The Mosquito

How The Mosquito Changed Everything

published: 

The cover of The Mosquito by Timothy C. Winegard

For thousands of years, we humans were terrorized by a deadly disease, without effective treatments or a clue what actually caused malaria. Hindu texts from the 6th century BC, Mesopotamian tablets from 2000 BC, and Chinese documents from around 2700 BC all make references to something we are almost certain was malaria. It wasn't until the early Greeks, including Homer (850 BC) and Hippocrates (400 BC) that documents survived well enough about the enlarged spleens and malarial fevers from people living in marshy areas. This observation would help popularize miasma theory and how malaria would eventually receive its name, which literally translates into "bad air" in medieval Italian.

Even with remedies like chinhona bark, a genus of around 23 species of plants "discovered" in the early-1600s in tropical regions of the Andes Mountains, it would take another 200 years for scientists like Charles Louis and Alphonse Laveran in 1880 to discover the parasites causing the malarial fevers, and another 17 years for Ronald Ross in 1897 to finally incriminate the mosquito as the delivery system for malaria. Proving once and for all that, despite all the hollywood movies about snakes on planes, man-eating crocodiles, or shark-nadios, the mosquito is by far our deadliest predator.

Timothy Winegard's book The Mosquito focuses on our collective history as a species and what the mosquito has done to change it, which turns out to be quite a lot. Starting with King Tut (1324 BC) who (probably) died at the hands of a mosquito carrying malaria, to the invisible army of mosquitoes in the Pontine Marshes literally sucking the life out of Rome's enemies as they invaded, and includes modern events like the mind boggling death toll it took to colonize the Americas, and Dr. Seuss' creative advertisement campaigns needed to remind soldiers to protect themselves from mosquitoes in World War II.

A particularly interesting event (for me) covered in the book happened in 1698, when five ships began their journey in Scotland, planning to ride the Trade Winds to the Darién region of Panama. These ships where loaded with trading goods, like wigs, woolen socks and blankets, mother-of-pearl combs, Bibles, twenty-five thousand pairs of leather shoes, and even a printing press. Their goal was to establish a trading post that would help the fiercely independent kingdom of Scotland, struggling from years of famine, to secure a colony on the Isthmus of Panama on the Gulf of Darién.

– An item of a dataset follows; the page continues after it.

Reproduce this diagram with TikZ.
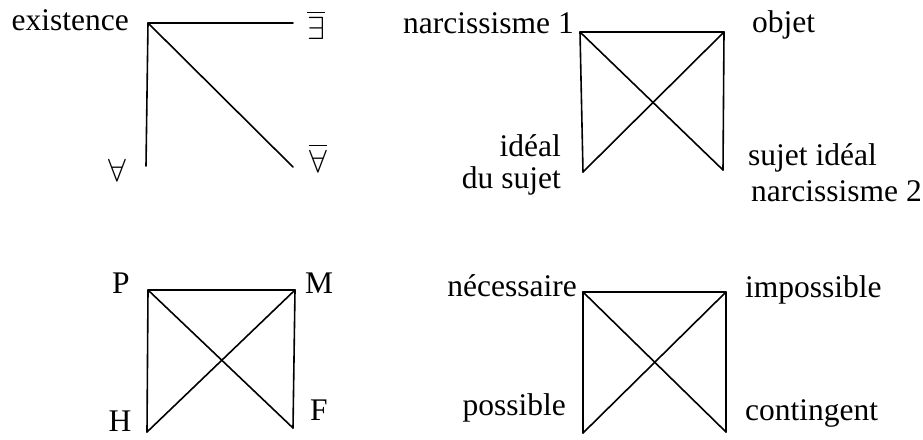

This plan was insanely popular in the struggling kingdom, attracting all forms of investors from poor farmers to members of the national parliament, who collectively invested approximately 20% of all the money circulating in Scotland at that time with the Company of Scotland who was establishing the trading post in the new world. Mercantilism, the accepted economic theory at the time, meant that instead of simply competing with England or Spain who, thanks to their colonies in the new world, where literally moving boat loads of money, Scotland would need to take market share from these larger empires in order to stay relevant (and independent from England).

The Scot's plan did not go well...

To quote Winegard, "The words that are repeated to the point of nausea in the diaries, letters, and accounts of the Scottish settlers are mosquitoes, fever, ague, and death". What the 1200 colonists didn't anticipate was the deadly swarms of malaria and yellow fever carrying mosquitoes waiting to feast on the Scottish settlers when they arrived. Having never experienced malaria or yellow fever in the temperate climate of Scotland, the colonists had little resistance and quickly fell sick. After six months, with nearly half of the colonists dead, the survivors still able to move under their own power (six colonists where left on the beach) picked-up and fled.

To make matters worse, 300 additional colonists in a resupply mission and another 1000 colonists in a second expedition left in 1699, before news of the complete failure could reach Scotland. These later expeditions largely met the same fate as the first. Out of the combined 2500 colonists only a few hundred survived the expedition to the New World.

The monumental failure of the Darién scheme left Scotland, its landed aristocracy, mercantile elites, and nobles in overwhelming debt, which was cited as one of the motivations for signing the Acts of Union with England in 1707. The deadly mosquitoes of Darién, one blood-meal at a time, changed world history and forced a reluctant Scotland to forfeit their independence and join England to create Great Britain.

Even today with the advent of pesticides like DDT, modern medicines like antimalarial drugs, and other repellents like insecticide-treated nets, we are still not 100% protected from malaria. In 2018 alone, the WHO found somewhere between 206 to 258 MILLION malaria infections worldwide, with 93% (213 million) of these infections taking place in Africa. Of the 405,000 deaths, a horrifying 67% (272,000) where children under the age of five years old. While these terrifying numbers are still 260 million too big, they show how, even with the advances we've made from Hippocrates' time, our deadliest predator continues to be a 0.002 gram insect.